- 1 large catfish
- 2 tablespoon olive oil
- 1 medium onion bulb
- 6 scotch bonnet peppers (atarodo)
- 1 chilli bell pepper (tatashe)
- 3 garlic cloves
- 1/2 tablespoon ground pepper
- 2 tablespoons pepper soup spice
- 1 crayfish seasoning
- 1/2 teaspoon ground crayfish
- 8 pieces scent leaves
- 4 cups water
- salt to taste
- Add chili bell pepper (tatashe), scotch bonnet peppers, garlic cloves and 1/2 onion bulb to the blender. Blitz on medium speed until puréed
- Cut fish into 6 pieces, soak in hot water for about 2 minutes to remove slime. Set aside
- Heat up olive oil in a medium pot on medium heat. Cut remaining onion in strips and sauté in for about 30 seconds
- Next add the blended purée, leave to cook for a further 2 minutes.

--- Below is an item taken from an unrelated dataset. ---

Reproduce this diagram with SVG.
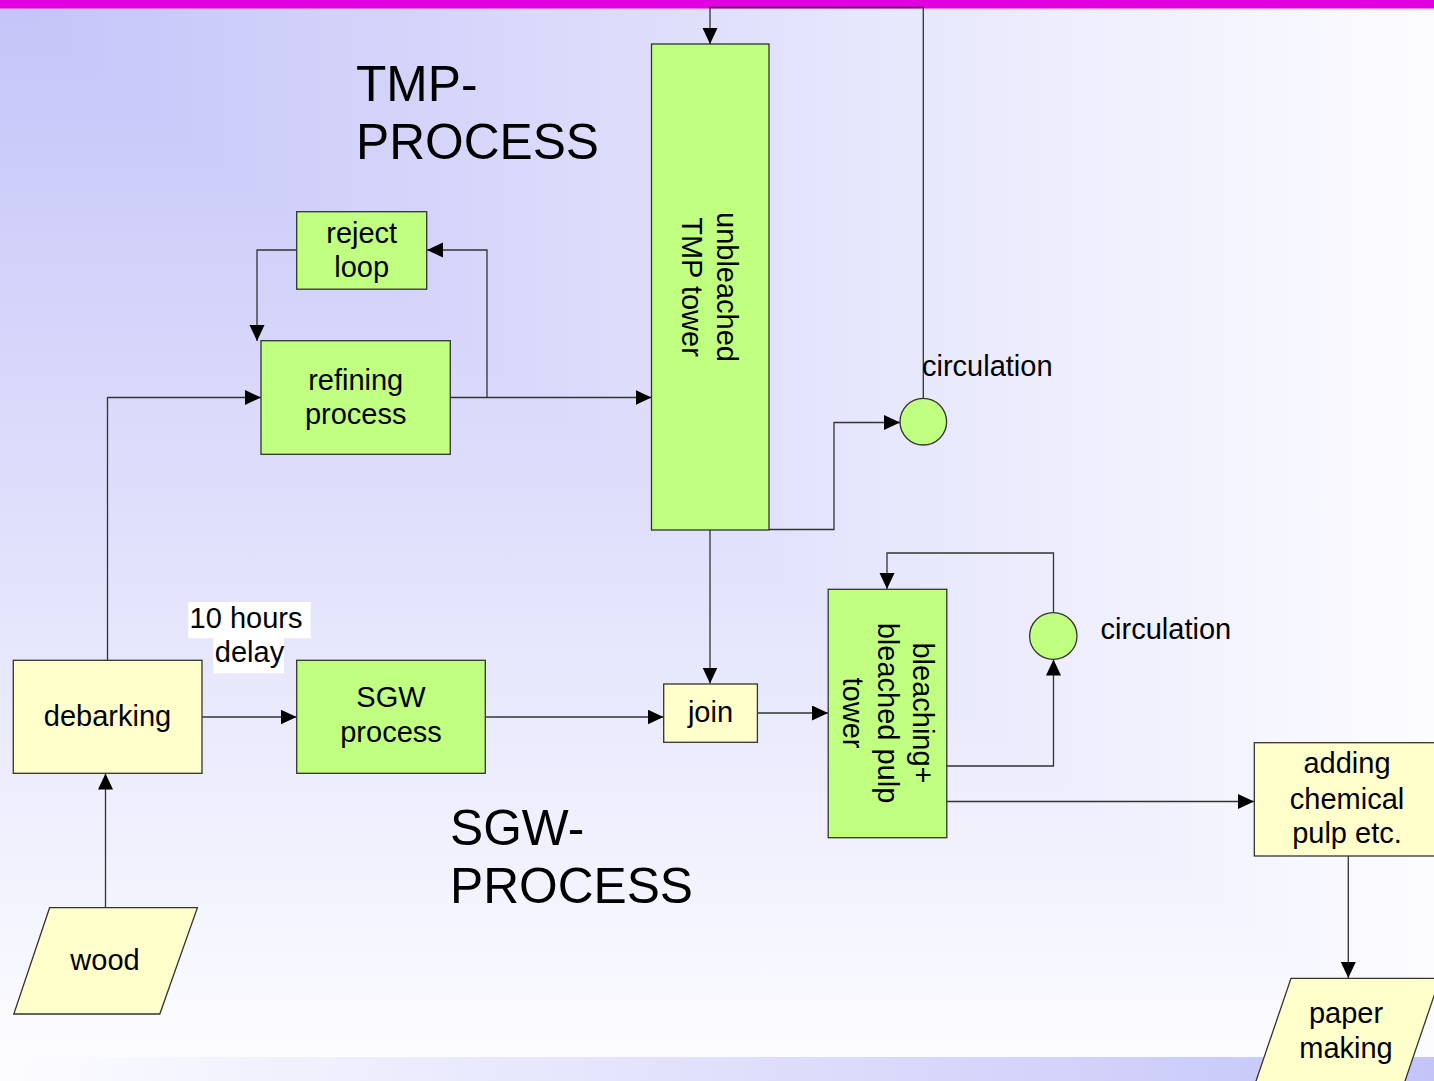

- Afterwards, add water and transfer cleaned fish pieces to the pot. Add ground pepper, pepper-soup spice, crayfish seasoning cube, ground crayfish and salt to taste. Stir to combine. Cover pot and leave to cook for 7-8 minutes.
- Finally, add chopped scent leaves and take off heat immediately.